** Begin **
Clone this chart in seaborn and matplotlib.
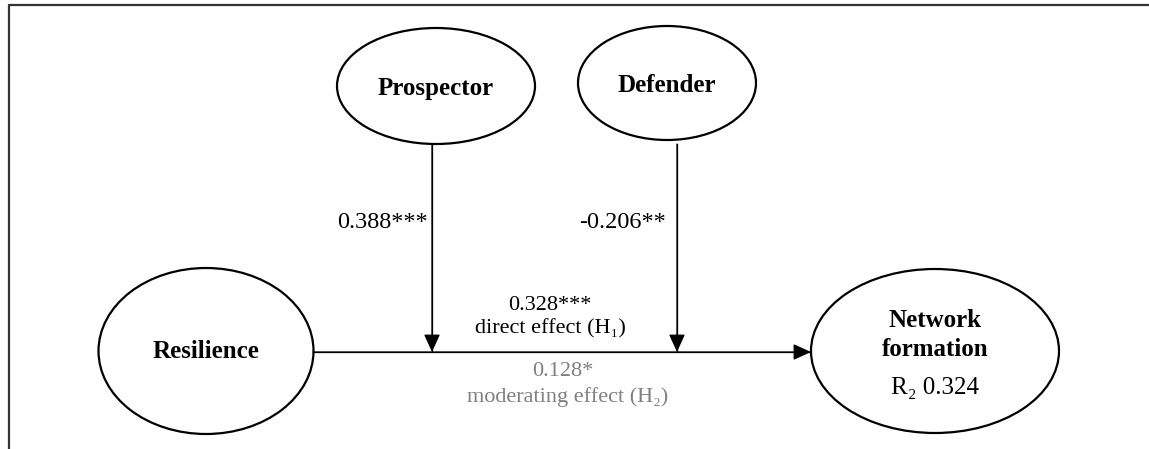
import numpy as np
import pandas as pd
import matplotlib
matplotlib.use("Agg")
import matplotlib.pyplot as plt
from matplotlib.patches import Ellipse
import seaborn as sns

# -- Model values ---------------------------------------------------------
construct_names = ["Prospector", "Defender", "Resilience", "Network\nformation"]
prospector_coef, prospector_sig = 0.388, "***"
defender_coef, defender_sig = -0.206, "**"
direct_coef, direct_sig = 0.328, "***"
moderating_coef, moderating_sig = 0.128, "*"
network_r2 = 0.324

# -- Layout (pixel space of the 1149 x 449 canvas) ------------------------
node_cx = [436, 667, 206, 935]
node_cy = [86, 83, 351, 351]
node_w = [198, 178, 215, 248]
node_h = [116, 114, 166, 164]

# path segments: start -> arrow tip
path_ids = ["main", "prospector", "defender"]
path_x0 = [313, 432, 677]
path_y0 = [352, 144, 144]
path_x1 = [811, 432, 677]
path_y1 = [352, 352, 352]

sns.set_theme(style="white")
plt.rcParams["font.family"] = ["Liberation Serif", "DejaVu Serif"]
plt.rcParams["text.color"] = "black"

fig = plt.figure(figsize=(11.49, 4.49), dpi=100)
ax = fig.add_axes([0, 0, 1, 1])
ax.set_xlim(0, 1149)
ax.set_ylim(449, 0)
ax.axis("off")

# outer frame (top and left edges only)
frame = pd.DataFrame({"x": [9, 9, 1149], "y": [449, 5, 5]})
sns.lineplot(data=frame, x="x", y="y", sort=False, estimator=None,
             color="#333333", lw=1.6, ax=ax)

# construct ellipses
for cx, cy, w, h in zip(node_cx, node_cy, node_w, node_h):
    ax.add_patch(Ellipse((cx, cy), w, h, fill=False, ec="black", lw=1.6))

# path shafts
segs = pd.DataFrame({
    "path": np.repeat(path_ids, 2),
    "x": np.ravel(np.column_stack([path_x0, path_x1])),
    "y": np.ravel(np.column_stack([path_y0, path_y1])),
})
sns.lineplot(data=segs, x="x", y="y", units="path", estimator=None,
             sort=False, color="black", lw=0.9, ax=ax)

# arrow heads
for x0, y0, x1, y1 in zip(path_x0, path_y0, path_x1, path_y1):
    ax.annotate("", xy=(x1, y1), xytext=(x0, y0),
                arrowprops=dict(arrowstyle="-|>,head_length=1.1,head_width=0.5",
                                mutation_scale=10, color="black", lw=0.9,
                                shrinkA=0, shrinkB=0))

# construct labels
bold = dict(fontsize=18, fontweight="bold", ha="center", va="center",
            color="black")
ax.text(node_cx[0], node_cy[0] + 2, construct_names[0], **bold)
ax.text(node_cx[1], node_cy[1] + 2, construct_names[1], **bold)
ax.text(node_cx[2], node_cy[2] + 1, construct_names[2], **bold)
ax.text(node_cx[3], 335, construct_names[3], linespacing=1.35, **bold)
ax.text(node_cx[3], 388, f"R\u2082 {network_r2:.3f}", fontsize=18,
        ha="center", va="center", color="black")

# coefficients
ax.text(428, 222, f"{prospector_coef:.3f}{prospector_sig}", fontsize=17.5,
        ha="right", va="center", color="black")
ax.text(666, 222, f"{defender_coef:.3f}{defender_sig}", fontsize=17.5,
        ha="right", va="center", color="black")
ax.text(550, 305, f"{direct_coef:.3f}{direct_sig}", fontsize=16,
        ha="center", va="center", color="black")
ax.text(550, 329, "direct effect (H\u2081)", fontsize=16,
        ha="center", va="center", color="black")
gray = "#7f7f7f"
ax.text(563, 371, f"{moderating_coef:.3f}{moderating_sig}", fontsize=16,
        ha="center", va="center", color=gray)
ax.text(568, 397, "moderating effect (H\u2082)", fontsize=16,
        ha="center", va="center", color=gray)

fig.savefig("out.png", dpi=100)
** End **
#### [Written request]
Check every line of the listing for the string "seaborn" and report how many lines have it, as a number alone.

#### [Complete output]
2